→ **INFORMATION SUPPLIED**
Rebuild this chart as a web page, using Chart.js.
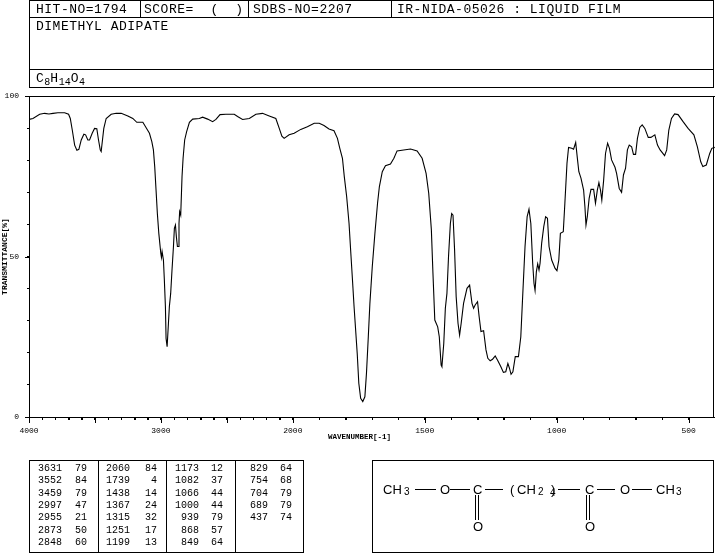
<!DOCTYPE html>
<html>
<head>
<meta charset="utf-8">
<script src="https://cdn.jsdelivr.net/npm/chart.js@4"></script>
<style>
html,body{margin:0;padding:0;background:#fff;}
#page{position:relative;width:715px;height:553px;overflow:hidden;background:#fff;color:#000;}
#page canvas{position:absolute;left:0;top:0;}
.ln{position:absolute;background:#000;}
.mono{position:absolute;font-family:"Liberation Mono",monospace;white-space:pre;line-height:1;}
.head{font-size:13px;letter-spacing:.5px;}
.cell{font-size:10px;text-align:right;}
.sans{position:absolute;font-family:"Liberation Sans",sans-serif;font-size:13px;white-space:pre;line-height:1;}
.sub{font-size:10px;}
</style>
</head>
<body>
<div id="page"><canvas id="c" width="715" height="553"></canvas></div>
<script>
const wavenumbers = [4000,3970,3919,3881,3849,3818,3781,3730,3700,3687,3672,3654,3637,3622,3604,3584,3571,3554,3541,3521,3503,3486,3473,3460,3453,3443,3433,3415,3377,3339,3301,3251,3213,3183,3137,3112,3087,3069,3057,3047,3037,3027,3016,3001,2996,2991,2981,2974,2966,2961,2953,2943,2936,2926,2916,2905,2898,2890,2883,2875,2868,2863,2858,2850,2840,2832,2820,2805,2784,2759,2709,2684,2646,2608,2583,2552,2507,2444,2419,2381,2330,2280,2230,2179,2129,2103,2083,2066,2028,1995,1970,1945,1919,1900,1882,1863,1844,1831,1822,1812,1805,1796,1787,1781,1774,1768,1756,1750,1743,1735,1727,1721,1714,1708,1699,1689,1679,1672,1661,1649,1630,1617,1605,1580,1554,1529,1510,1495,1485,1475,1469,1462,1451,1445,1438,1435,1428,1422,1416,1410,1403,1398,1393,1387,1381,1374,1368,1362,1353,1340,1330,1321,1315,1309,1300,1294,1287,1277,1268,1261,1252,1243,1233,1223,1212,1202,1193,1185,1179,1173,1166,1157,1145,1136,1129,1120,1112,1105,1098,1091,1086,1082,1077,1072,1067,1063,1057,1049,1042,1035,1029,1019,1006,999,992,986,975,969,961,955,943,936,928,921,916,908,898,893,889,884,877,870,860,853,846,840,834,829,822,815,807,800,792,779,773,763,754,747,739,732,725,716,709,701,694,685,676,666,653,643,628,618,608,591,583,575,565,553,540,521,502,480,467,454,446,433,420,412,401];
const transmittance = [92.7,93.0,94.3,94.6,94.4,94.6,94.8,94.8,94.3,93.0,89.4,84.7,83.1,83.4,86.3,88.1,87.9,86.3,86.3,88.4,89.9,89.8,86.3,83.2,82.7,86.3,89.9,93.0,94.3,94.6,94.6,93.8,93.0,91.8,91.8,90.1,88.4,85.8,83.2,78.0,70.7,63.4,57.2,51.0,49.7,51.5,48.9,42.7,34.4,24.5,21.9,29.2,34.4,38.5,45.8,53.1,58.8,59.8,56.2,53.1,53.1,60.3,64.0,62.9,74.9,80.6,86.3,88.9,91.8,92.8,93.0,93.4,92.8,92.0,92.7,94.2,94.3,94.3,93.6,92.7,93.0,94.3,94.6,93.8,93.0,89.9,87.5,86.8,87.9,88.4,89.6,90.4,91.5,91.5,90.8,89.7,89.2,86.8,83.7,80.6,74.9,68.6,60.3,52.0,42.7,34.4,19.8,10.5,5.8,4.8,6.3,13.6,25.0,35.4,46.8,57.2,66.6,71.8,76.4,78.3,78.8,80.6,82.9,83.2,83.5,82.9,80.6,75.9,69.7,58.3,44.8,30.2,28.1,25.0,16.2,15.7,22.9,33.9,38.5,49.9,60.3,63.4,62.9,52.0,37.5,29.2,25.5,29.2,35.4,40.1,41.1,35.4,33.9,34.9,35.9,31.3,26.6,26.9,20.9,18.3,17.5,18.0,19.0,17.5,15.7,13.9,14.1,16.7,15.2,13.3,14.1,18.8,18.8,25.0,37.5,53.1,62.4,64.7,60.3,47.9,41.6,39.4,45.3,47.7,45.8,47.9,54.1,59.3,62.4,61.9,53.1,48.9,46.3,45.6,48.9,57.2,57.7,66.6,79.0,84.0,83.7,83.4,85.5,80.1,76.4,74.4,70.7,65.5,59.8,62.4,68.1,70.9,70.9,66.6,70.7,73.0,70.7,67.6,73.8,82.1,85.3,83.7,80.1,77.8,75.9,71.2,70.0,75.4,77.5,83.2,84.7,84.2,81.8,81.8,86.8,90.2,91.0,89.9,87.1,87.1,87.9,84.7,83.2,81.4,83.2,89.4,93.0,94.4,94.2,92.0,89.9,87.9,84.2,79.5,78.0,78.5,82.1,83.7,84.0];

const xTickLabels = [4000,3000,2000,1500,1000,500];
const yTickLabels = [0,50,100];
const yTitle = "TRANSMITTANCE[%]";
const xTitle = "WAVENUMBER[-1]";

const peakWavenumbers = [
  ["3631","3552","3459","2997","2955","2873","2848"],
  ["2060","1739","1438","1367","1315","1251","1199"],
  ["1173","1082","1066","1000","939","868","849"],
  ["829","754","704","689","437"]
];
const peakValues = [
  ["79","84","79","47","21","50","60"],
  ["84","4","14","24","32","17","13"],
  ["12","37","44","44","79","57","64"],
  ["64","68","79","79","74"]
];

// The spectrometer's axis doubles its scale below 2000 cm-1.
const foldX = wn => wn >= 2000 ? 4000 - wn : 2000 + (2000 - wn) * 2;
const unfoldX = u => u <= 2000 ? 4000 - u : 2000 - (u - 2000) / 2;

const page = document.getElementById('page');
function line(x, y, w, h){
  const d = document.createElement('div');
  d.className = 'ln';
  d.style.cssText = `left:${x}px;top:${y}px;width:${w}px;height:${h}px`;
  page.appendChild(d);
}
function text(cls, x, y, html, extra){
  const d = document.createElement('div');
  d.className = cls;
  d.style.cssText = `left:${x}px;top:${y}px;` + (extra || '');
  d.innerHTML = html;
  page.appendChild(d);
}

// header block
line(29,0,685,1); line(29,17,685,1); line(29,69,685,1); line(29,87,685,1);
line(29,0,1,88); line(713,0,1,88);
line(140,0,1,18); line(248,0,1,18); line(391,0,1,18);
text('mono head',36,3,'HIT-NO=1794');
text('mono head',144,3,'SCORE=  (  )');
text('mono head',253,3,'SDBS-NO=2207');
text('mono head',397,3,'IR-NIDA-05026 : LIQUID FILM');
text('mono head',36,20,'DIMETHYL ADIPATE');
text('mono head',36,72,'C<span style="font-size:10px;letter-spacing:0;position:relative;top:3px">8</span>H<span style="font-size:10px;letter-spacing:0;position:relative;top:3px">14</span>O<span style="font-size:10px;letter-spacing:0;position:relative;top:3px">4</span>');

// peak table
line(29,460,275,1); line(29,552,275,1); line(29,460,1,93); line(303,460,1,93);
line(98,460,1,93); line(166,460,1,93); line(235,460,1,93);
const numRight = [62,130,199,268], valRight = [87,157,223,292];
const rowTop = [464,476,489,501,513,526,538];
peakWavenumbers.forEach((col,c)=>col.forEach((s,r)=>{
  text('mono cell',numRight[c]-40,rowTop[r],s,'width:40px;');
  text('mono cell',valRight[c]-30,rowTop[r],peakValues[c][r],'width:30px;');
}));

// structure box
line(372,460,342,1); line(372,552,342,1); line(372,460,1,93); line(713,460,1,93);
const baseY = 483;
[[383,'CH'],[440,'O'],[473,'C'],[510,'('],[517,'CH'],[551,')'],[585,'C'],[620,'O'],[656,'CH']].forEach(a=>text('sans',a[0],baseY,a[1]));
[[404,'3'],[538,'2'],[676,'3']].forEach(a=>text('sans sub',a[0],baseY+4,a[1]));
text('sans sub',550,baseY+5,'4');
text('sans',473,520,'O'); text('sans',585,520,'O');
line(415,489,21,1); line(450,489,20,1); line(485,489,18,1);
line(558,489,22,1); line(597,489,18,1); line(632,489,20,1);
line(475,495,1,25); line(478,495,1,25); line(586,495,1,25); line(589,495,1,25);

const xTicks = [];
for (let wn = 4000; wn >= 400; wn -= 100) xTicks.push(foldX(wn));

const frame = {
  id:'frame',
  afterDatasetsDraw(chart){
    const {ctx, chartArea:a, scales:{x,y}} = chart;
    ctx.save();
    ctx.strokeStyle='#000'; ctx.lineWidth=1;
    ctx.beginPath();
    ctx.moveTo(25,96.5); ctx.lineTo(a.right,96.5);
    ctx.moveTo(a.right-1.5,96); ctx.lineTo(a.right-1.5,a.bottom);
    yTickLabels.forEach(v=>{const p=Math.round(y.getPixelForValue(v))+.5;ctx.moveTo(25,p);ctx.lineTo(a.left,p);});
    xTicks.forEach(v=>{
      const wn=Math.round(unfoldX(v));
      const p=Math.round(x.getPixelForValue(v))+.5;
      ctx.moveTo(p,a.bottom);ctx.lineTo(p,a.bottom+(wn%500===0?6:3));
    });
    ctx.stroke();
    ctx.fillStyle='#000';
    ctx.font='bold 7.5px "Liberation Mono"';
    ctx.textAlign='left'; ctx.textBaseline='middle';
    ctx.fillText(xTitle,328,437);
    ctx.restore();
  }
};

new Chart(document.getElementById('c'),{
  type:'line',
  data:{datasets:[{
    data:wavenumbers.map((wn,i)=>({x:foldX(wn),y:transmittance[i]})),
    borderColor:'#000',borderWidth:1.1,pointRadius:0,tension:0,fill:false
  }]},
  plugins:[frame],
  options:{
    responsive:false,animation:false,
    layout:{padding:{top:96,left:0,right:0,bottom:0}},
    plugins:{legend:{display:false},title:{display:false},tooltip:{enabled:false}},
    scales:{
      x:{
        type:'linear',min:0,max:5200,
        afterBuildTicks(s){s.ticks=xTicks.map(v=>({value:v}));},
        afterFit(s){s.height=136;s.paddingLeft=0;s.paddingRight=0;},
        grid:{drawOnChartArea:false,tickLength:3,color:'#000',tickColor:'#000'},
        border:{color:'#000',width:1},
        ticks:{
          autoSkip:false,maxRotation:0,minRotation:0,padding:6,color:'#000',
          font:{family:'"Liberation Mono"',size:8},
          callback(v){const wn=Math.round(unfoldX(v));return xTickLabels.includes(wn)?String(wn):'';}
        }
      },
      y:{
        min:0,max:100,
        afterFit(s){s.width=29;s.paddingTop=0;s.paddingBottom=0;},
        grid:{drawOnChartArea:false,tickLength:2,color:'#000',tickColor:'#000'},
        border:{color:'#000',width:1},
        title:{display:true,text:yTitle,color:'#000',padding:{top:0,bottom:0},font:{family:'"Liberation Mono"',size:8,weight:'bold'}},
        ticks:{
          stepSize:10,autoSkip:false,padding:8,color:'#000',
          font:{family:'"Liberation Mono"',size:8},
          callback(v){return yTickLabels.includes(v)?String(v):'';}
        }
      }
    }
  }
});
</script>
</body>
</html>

→ **WHAT IS REQUIRED**
Every line of the listing that holds "page" should be found and copied.

→ **RIGHT ANSWER**
Rebuild this chart as a web page, using Chart.js.
#page{position:relative;width:715px;height:553px;overflow:hidden;background:#fff;color:#000;}
#page canvas{position:absolute;left:0;top:0;}
<div id="page"><canvas id="c" width="715" height="553"></canvas></div>
const page = document.getElementById('page');
  page.appendChild(d);
  page.appendChild(d);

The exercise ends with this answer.